= Goal =
The lines from the top of the material below through the line containing "const titleLines = ['¿Qué" are to be printed exactly, with pictures omitted.
-- Source excerpt start --
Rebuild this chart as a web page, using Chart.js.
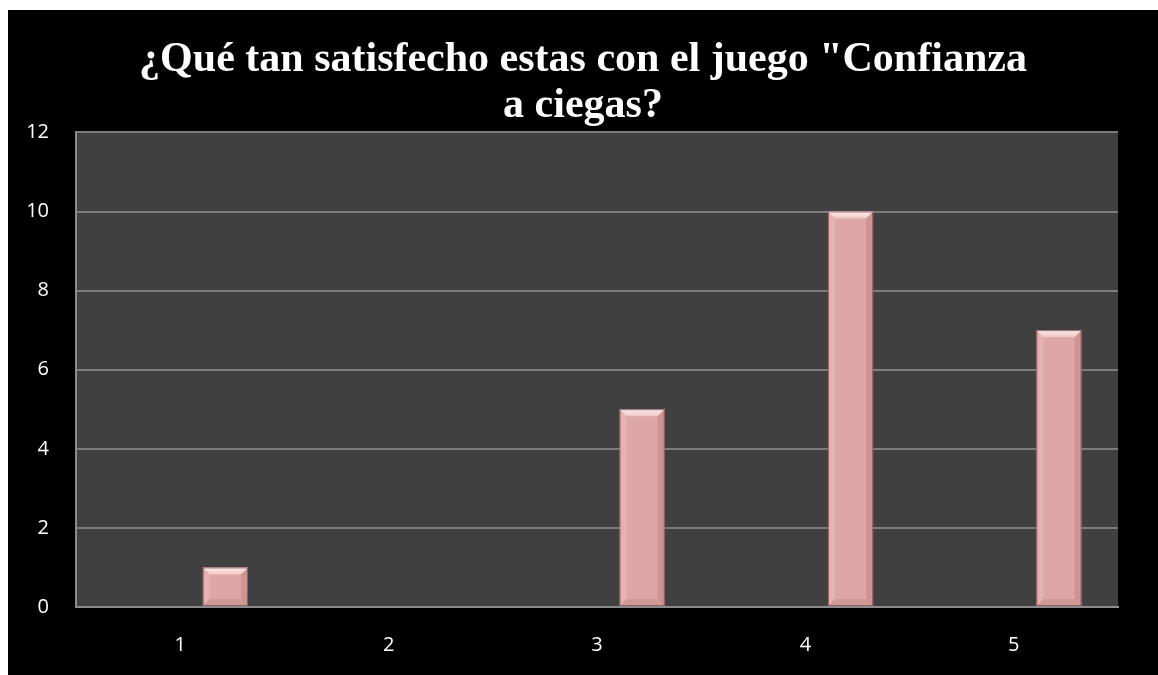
<!DOCTYPE html>
<html>
<head>
<meta charset="utf-8">
<script src="https://cdn.jsdelivr.net/npm/chart.js@4.4.1/dist/chart.umd.min.js"></script>
<style>
  html, body { margin: 0; padding: 0; background: #ffffff; }
  #wrap { position: absolute; left: 8px; top: 10px; width: 1150px; height: 665px; background: #000000; }
</style>
</head>
<body>
<div id="wrap"><canvas id="satChart"></canvas></div>
<script>
// data
const categories = ["1", "2", "3", "4", "5"];
const emptySeriesA = [null, null, null, null, null];
const emptySeriesB = [null, null, null, null, null];
const responses = [1, 0, 5, 10, 7];
const yTicks = [0, 2, 4, 6, 8, 10, 12];

const titleLines = ['¿Qué tan satisfecho estas con el juego "Confianza', 'a ciegas?'];

// fill the plot area dark grey
const plotBackground = {
    id: 'plotBackground',
    beforeDraw(chart) {
        const { ctx, chartArea } = chart;
        ctx.save();
        ctx.fillStyle = '#404040';
        ctx.fillRect(chartArea.left, chartArea.top, chartArea.right - chartArea.left, chartArea.bottom - chartArea.top);
        ctx.restore();
    }
};

// bevelled look on the bars, like the office chart
const bevelBars = {
    id: 'bevelBars',
    afterDatasetsDraw(chart) {
        const ctx = chart.ctx;
        chart.getDatasetMeta(2).data.forEach(bar => {
            const h = bar.base - bar.y;
            if (!h || h <= 0) return;
            const x0 = bar.x - bar.width / 2, x1 = bar.x + bar.width / 2;
            const y0 = bar.y, y1 = bar.base;
            const b = Math.min(7, h / 2);
            ctx.save();
            // top
            const tg = ctx.createLinearGradient(0, y0, 0, y0 + b);
            tg.addColorStop(0, 'rgba(255,245,245,0.95)');
            tg.addColorStop(1, 'rgba(245,205,205,0.8)');
            ctx.fillStyle = tg;
            ctx.beginPath();
            ctx.moveTo(x0, y0); ctx.lineTo(x1, y0); ctx.lineTo(x1 - b, y0 + b); ctx.lineTo(x0 + b, y0 + b);
            ctx.closePath(); ctx.fill();
            // left
            ctx.fillStyle = 'rgba(255,225,225,0.2)';
            ctx.beginPath();
            ctx.moveTo(x0, y0); ctx.lineTo(x0 + b, y0 + b); ctx.lineTo(x0 + b, y1 - b); ctx.lineTo(x0, y1);
            ctx.closePath(); ctx.fill();
            // right
            ctx.fillStyle = 'rgba(140,80,80,0.2)';
            ctx.beginPath();
            ctx.moveTo(x1, y0); ctx.lineTo(x1 - b, y0 + b); ctx.lineTo(x1 - b, y1 - b); ctx.lineTo(x1, y1);
            ctx.closePath(); ctx.fill();
            // bottom
            ctx.fillStyle = 'rgba(140,80,80,0.15)';
            ctx.beginPath();
            ctx.moveTo(x0, y1); ctx.lineTo(x1, y1); ctx.lineTo(x1 - b, y1 - b); ctx.lineTo(x0 + b, y1 - b);
            ctx.closePath(); ctx.fill();
            ctx.strokeStyle = 'rgba(130,80,80,0.8)';
            ctx.lineWidth = 1;
            ctx.strokeRect(x0 + 0.5, y0 + 0.5, bar.width - 1, h - 1);
            ctx.restore();
        });
    }
};

const tickFont = { family: '"Open Sans", Lato, sans-serif', size: 20 };

const ctx = document.getElementById('satChart').getContext('2d');
const satChart = new Chart(ctx, {
    type: 'bar',
    data: {
        labels: categories,
        datasets: [
            { label: 'A', data: emptySeriesA, backgroundColor: 'transparent' },
            { label: 'B', data: emptySeriesB, backgroundColor: 'transparent' },
            {
                label: 'Respuestas',
                data: responses,
                backgroundColor: '#dfa6a6',
                borderWidth: 0
            }
        ]
    },
    options: {
        responsive: true,
        maintainAspectRatio: false,
        animation: false,
        categoryPercentage: 0.65,
        barPercentage: 1,
        layout: { padding: 0 },
        plugins: {
            legend: { display: false },
            tooltip: { enabled: false },
            title: {
                display: true,
                text: titleLines,
                color: '#ffffff',
                font: { family: '"Liberation Serif", "Times New Roman", serif', size: 42, weight: 'bold', lineHeight: 1.1 },
                padding: { top: 27, bottom: 3 }
            }
        },
        scales: {
            x: {
                grid: { display: false, drawTicks: false },
                border: { display: true, color: '#8c8c8c', width: 2 },
                ticks: { color: '#ffffff', font: tickFont, padding: 26 },
                afterFit(scale) { scale.height = 68; }
            },
            y: {
                min: 0,
                max: 12,
                afterBuildTicks(scale) { scale.ticks = yTicks.map(v => ({ value: v })); },
                grid: { color: '#7c7c7c', lineWidth: 2, drawTicks: false },
                border: { display: true, color: '#8c8c8c', width: 2 },
                ticks: { color: '#ffffff', font: tickFont, padding: 27 },
                afterFit(scale) { scale.width = 68; }
            },
            // empty right-hand margin so the title stays centred on the whole chart
            yRight: {
                position: 'right',
                grid: { display: false, drawTicks: false },
                border: { display: false },
                ticks: { display: false },
                afterFit(scale) { scale.width = 40; }
            }
        }
    },
    plugins: [plotBackground, bevelBars]
});
</script>
</body>
</html>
-- Source excerpt end --
= Task response =
Rebuild this chart as a web page, using Chart.js.
<!DOCTYPE html>
<html>
<head>
<meta charset="utf-8">
<script src="https://cdn.jsdelivr.net/npm/chart.js@4.4.1/dist/chart.umd.min.js"></script>
<style>
  html, body { margin: 0; padding: 0; background: #ffffff; }
  #wrap { position: absolute; left: 8px; top: 10px; width: 1150px; height: 665px; background: #000000; }
</style>
</head>
<body>
<div id="wrap"><canvas id="satChart"></canvas></div>
<script>
// data
const categories = ["1", "2", "3", "4", "5"];
const emptySeriesA = [null, null, null, null, null];
const emptySeriesB = [null, null, null, null, null];
const responses = [1, 0, 5, 10, 7];
const yTicks = [0, 2, 4, 6, 8, 10, 12];

const titleLines = ['¿Qué tan satisfecho estas con el juego "Confianza', 'a ciegas?'];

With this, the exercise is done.